GitHub Copilot now includes an asynchronous coding agent embedded directly in GitHub and accessible from VS Code—creating a powerful Agentic DevOps loop across the world’s most widely adopted coding environments.
Anchored on its core principle of developer choice and access, GitHub is also open-sourcing Copilot Chat in VS Code, improving its platform with new functionality in GitHub Models, including support for Grok 3 from xAI, and bringing agent mode to JetBrains, Eclipse, and Xcode.
“GitHub is where the world’s developers work on their projects,” said GitHubCEO Thomas Dohmke. “Now, it’s becoming the place where they collaborate with agents in a configurable, steerable, and verifiable way. It’s vital that organisations and developers are ready to embrace these agents without compromising their security posture.”
“Built around an integrated, secure, and fully customisable development environment powered by GitHub Actions, the Copilot coding agent is the most enterprise-ready of its kind—amplifying human developers with trust by design,” he added. “And these protections aren’t just for us: as the new home of AI agents, we’re making the same primitives available to partners to ensure an open ecosystem for agentic peer programming.”
The Copilot coding agent operates within GitHub’s native control layer, built in the flow of the software development life cycle. The agent starts its work when you assign a GitHub issue to Copilot or ask it to start working from Copilot Chat in VS Code. As the agent works, it pushes commits to a draft pull request, and you can track it every step of the way through the agent session logs. Developers can give feedback and ask the agent to iterate through pull request reviews.
The agent is expressly designed to preserve your existing security posture, with additional built-in features like branch protections and controlled internet access to ensure safe and policy-compliant development workflows. Plus, the agent’s pull requests require human approval before any CI/CD workflows are run, creating an extra protection control for the build and deployment environment.
With the power of Model Context Protocol (MCP), teams can give the coding agent access to data and capabilities from outside of GitHub. MCP servers can be configured in the repository’s settings.

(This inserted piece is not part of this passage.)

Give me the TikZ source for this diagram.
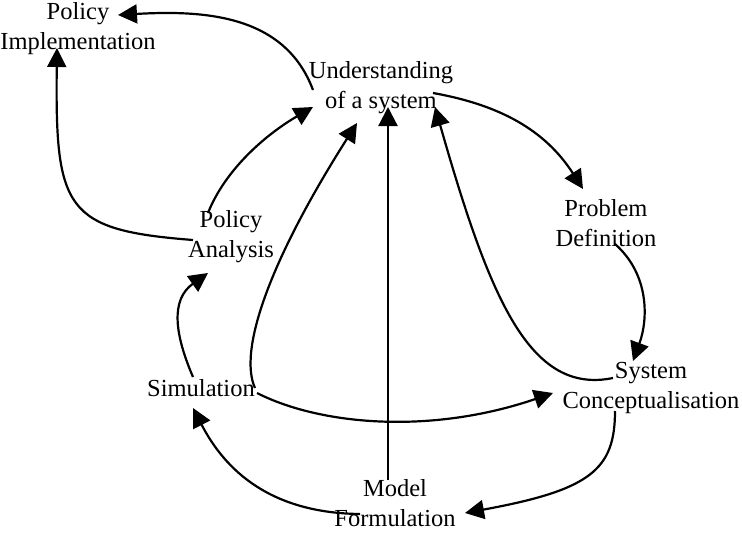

All SWE agents need a compute environment to do their work. The Copilot coding agent gets to work by spinning up a secure, fully customisable development environment powered by GitHub Actions. Introduced in 2018, Actions is the largest CI/CD ecosystem in the world, with more than 25,000 actions in the GitHub Marketplace. Every weekday, GitHub-hosted and self-hosted runners execute more than 40 million daily jobs. By using GitHub Actions, Copilot uses a familiar and powerful compute platform that’s both reliable and secure. GitHub Actions is already powering the world’s open source, started, and large enterprises at scale.
The Copilot coding agent is available in preview to all Copilot Enterprise and Copilot Pro+ users. Using the agent consumes Copilot premium requests from a user’s entitlements, included in their Copilot subscription, plus GitHub Actions minutes, which also have an included allowance for every customer.
GitHub also announced new AI capabilities that enable developers to securely build and deploy with greater flexibility and efficiency, including:
- Opening up Copilot: Starting next month, Github will begin open-sourcing the GitHub Copilot Chat extension under MIT license, followed by a gradual integration of key AI capabilities directly into VS Code core.
- Extended GitHub models: Every GitHub user can now enable the Models tab in any repository to build, test, and manage AI features in one place. With prompt management, lightweight evaluations, and enterprise controls, developers can experiment, build, and deploy using industry-leading models on GitHub, with governance and security built in.
- Welcoming Grok to GitHub models: xAI’s Grok 3 is now available in GitHub Models.
- Expanded agent mode: Agent mode is now rolling out in JetBrains, Eclipse, and Xcode in public preview to all Copilot users, extending Copilot to developers’ preferred environments.